Dallas' Uptown is immediately adjacent to Downtown rather than 5 miles away. It has zoning, but it is usually permissive. Dallas has greater built density closer to downtown and more commercial activities and services AND it has the same kind of urban townhouse development as Houston does.
Portland isn't just about zoning. Due in part to harmony between grassroots activists, mayors, and state leaders, Portland actively invested money and effort into things that would make the city appealing starting in the 1970s. And just good government and public services in general. Regular people don't care about esoteric arguments over urbanism and the economics of land use, what they want is potholes filled, parks hours, police response times, communication from city hall, civic pride, etc.
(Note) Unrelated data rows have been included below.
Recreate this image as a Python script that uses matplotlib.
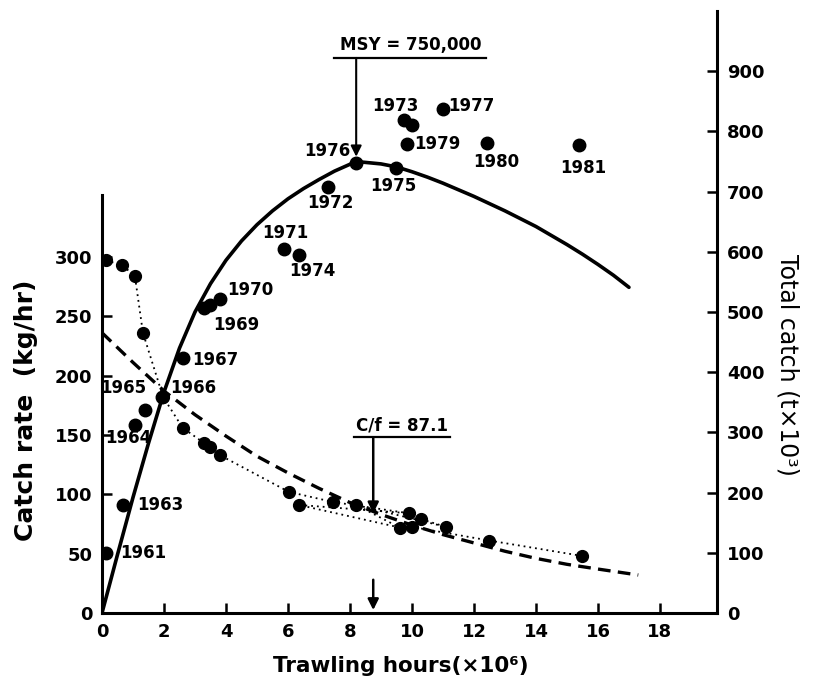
import matplotlib
matplotlib.use("Agg")
import matplotlib.pyplot as plt

# total catch per year (effort x10^6 h, catch t x10^3) - right axis
years = ["1961", "1963", "1964", "1965", "1966", "1967", "1968", "1969",
         "1970", "1971", "1972", "1973", "1974", "1975", "1976", "1977",
         "1978", "1979", "1980", "1981"]
catch_effort = [0.13, 0.69, 1.06, 1.39, 1.94, 2.62, 3.3, 3.5, 3.8, 5.87,
                7.29, 9.74, 6.35, 9.48, 8.19, 11.0, 10.0, 9.84, 12.42, 15.4]
total_catch = [100, 179, 312, 337, 358, 423, 506, 511, 522, 604,
               708, 819, 595, 740, 748, 837, 811, 779, 781, 778]

# catch rate per year (kg/hr) - left axis, joined in year order
rate_effort = [0.13, 0.64, 1.06, 1.32, 1.97, 2.6, 3.3, 3.5, 3.8, 6.03,
               7.45, 9.9, 6.35, 9.6, 8.2, 11.1, 10.3, 10.0, 12.5, 15.5]
catch_rate = [297, 293, 284, 236, 182, 156, 143, 140, 133, 102,
              93.5, 84, 91, 72, 91, 72.5, 79, 72.5, 61, 48]

# fitted yield curve
yield_effort = [0, 0.5, 1.0, 1.5, 2.0, 2.5, 3.0, 3.5, 4.0, 4.5, 5.0, 5.5,
                6.0, 6.5, 7.0, 7.5, 8.2, 9.0, 9.5, 10.0, 10.5, 11.0, 11.5,
                12.0, 12.5, 13.0, 13.5, 14.0, 14.5, 15.0, 15.5, 16.0, 16.5, 17.0]
yield_catch = [0, 97, 192, 282, 367, 440, 500, 547, 586, 618, 645, 668,
               688, 705, 720, 734, 750, 746, 741, 733, 724, 714, 703,
               692, 680, 668, 655, 642, 627, 612, 596, 579, 561, 541]

# fitted catch rate curve (dashed)
fit_effort = [0, 1, 2, 3, 4, 5, 6, 7, 8, 9, 10, 11, 12, 13, 14, 15, 16, 17.3]
fit_rate = [236, 211, 187, 167, 149, 132, 118, 105, 93, 83, 74, 66, 59,
            52, 46, 41, 37, 32]

# where each year label sits relative to its point (points), and alignment
label_pos = {
    "1961": (10, 0, "left"), "1963": (10, 0, "left"),
    "1964": (-5, -9, "center"), "1965": (-16, 16, "center"),
    "1966": (6, 6.5, "left"), "1967": (6.5, -1.5, "left"),
    "1969": (2, -14, "left"), "1970": (5, 6, "left"),
    "1971": (1, 11.5, "center"), "1972": (1.5, -12, "center"),
    "1973": (-6, 10, "center"), "1974": (10, -12, "center"),
    "1975": (-2, -13, "center"), "1976": (-4, 8.5, "right"),
    "1977": (3.5, 2, "left"), "1979": (5.5, 0, "left"),
    "1980": (6.5, -14, "center"), "1981": (3, -16.5, "center"),
}

plt.rcParams['font.family'] = ['DejaVu Sans']
plt.rcParams['font.weight'] = 'bold'

fig = plt.figure(figsize=(8.13, 6.86), dpi=100)
ax = fig.add_axes([102 / 813, 73 / 686, 615 / 813, 602 / 686])
ax2 = ax.twinx()

lw_axis = 2.2
ax.set_xlim(0, 19.84)
ax.set_ylim(0, 507)
ax2.set_ylim(0, 1000)

for s in ["top", "right"]:
    ax.spines[s].set_visible(False)
for s in ["top", "left", "bottom"]:
    ax2.spines[s].set_visible(False)
ax.spines["left"].set_bounds(0, 352)
ax.spines["left"].set_linewidth(lw_axis)
ax.spines["bottom"].set_linewidth(lw_axis)
ax2.spines["right"].set_linewidth(lw_axis)

ax.set_xticks(range(0, 19, 2))
ax.set_yticks(range(0, 301, 50))
ax2.set_yticks(range(0, 901, 100))
ax.tick_params(direction="in", length=7, width=1.8, labelsize=13, pad=7)
ax2.tick_params(direction="in", length=7, width=1.8, labelsize=13, pad=7)

# catch rate
ax.plot(fit_effort, fit_rate, color="k", lw=2.4, ls=(0, (3.8, 2.2)))
ax.plot(rate_effort, catch_rate, color="k", lw=1.3, ls=(0, (1, 2.2)),
        marker="o", ms=8.5)

# total catch
ax2.plot(yield_effort, yield_catch, color="k", lw=2.6,
         solid_capstyle="round", solid_joinstyle="round")
ax2.plot(catch_effort, total_catch, "o", color="k", ms=9)

for yr, f, c in zip(years, catch_effort, total_catch):
    if yr in label_pos:
        dx, dy, ha = label_pos[yr]
        ax2.annotate(yr, (f, c), xytext=(dx, dy), textcoords="offset points",
                     ha=ha, va="center", fontsize=12, weight="bold")

# MSY marker
ax2.text(9.95, 944, "MSY = 750,000", ha="center", va="center",
         fontsize=12, weight="bold")
ax2.plot([7.48, 12.39], [922, 922], color="k", lw=1.6)
ax2.annotate("", xy=(8.2, 758), xytext=(8.2, 922),
             arrowprops=dict(arrowstyle="-|>", lw=1.5, color="k",
                             mutation_scale=16, shrinkA=0, shrinkB=0))

# C/f marker
ax.text(9.69, 158, "C/f = 87.1", ha="center", va="center",
        fontsize=12, weight="bold")
ax.plot([8.13, 11.23], [148, 148], color="k", lw=1.6)
ax.annotate("", xy=(8.75, 84), xytext=(8.75, 148),
            arrowprops=dict(arrowstyle="-|>", lw=1.8, color="k",
                            mutation_scale=16, shrinkA=0, shrinkB=0))
ax.annotate("", xy=(8.75, 2.5), xytext=(8.75, 28),
            arrowprops=dict(arrowstyle="-|>", lw=1.8, color="k",
                            mutation_scale=16, shrinkA=0, shrinkB=0))

fig.text(26 / 813, 1 - 410 / 686, "Catch rate  (kg/hr)", rotation=90,
         ha="center", va="center", fontsize=18, weight="bold")
fig.text(401 / 813, 1 - 666 / 686, "Trawling hours(×10⁶)",
         ha="center", va="center", fontsize=15.5, weight="bold")
fig.text(787 / 813, 1 - 365 / 686, "Total catch (t×10³)", rotation=270,
         ha="center", va="center", fontsize=17, weight="normal")

fig.savefig("out.png", dpi=100)
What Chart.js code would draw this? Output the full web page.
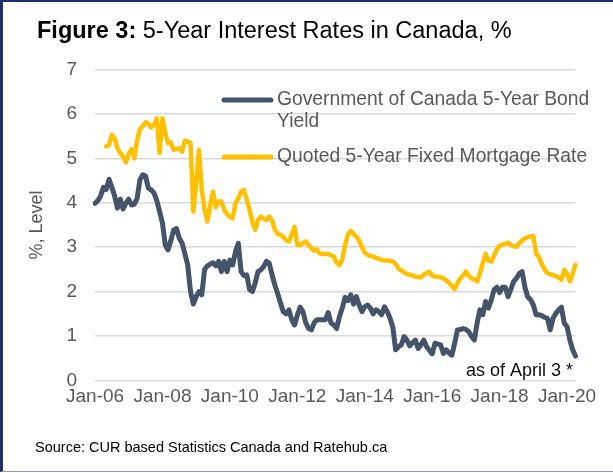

Houston had suburban interests focused mayors in the 70's through the 1990's who had to govern a rather rough city with racial and class divisions and southern good old boy corruption. Houston has a lot of extremes- wealthy, powerful, conservative, but also low educated, working poor and high poverty areas. It had high crime during the national crime epidemic of that era. Texan politics usually ignores voters in favor of power brokers, the state is often an adversary not something that helps people. Area US representatives would actively seek to derail anything benefiting the city at the federal level.
There is no "we" in Texas, so an opinion like "we should have better schools/transit/police/roads/etc" doesn't go far. It's why the Houston area is a balkanized region of suburban special districts(MUD's, ESD's) so that individual neighborhoods can have their own utility and fire protection. It's why there are a lot of charter schools and many aren't any better than the public schools. "I have mine, get your own."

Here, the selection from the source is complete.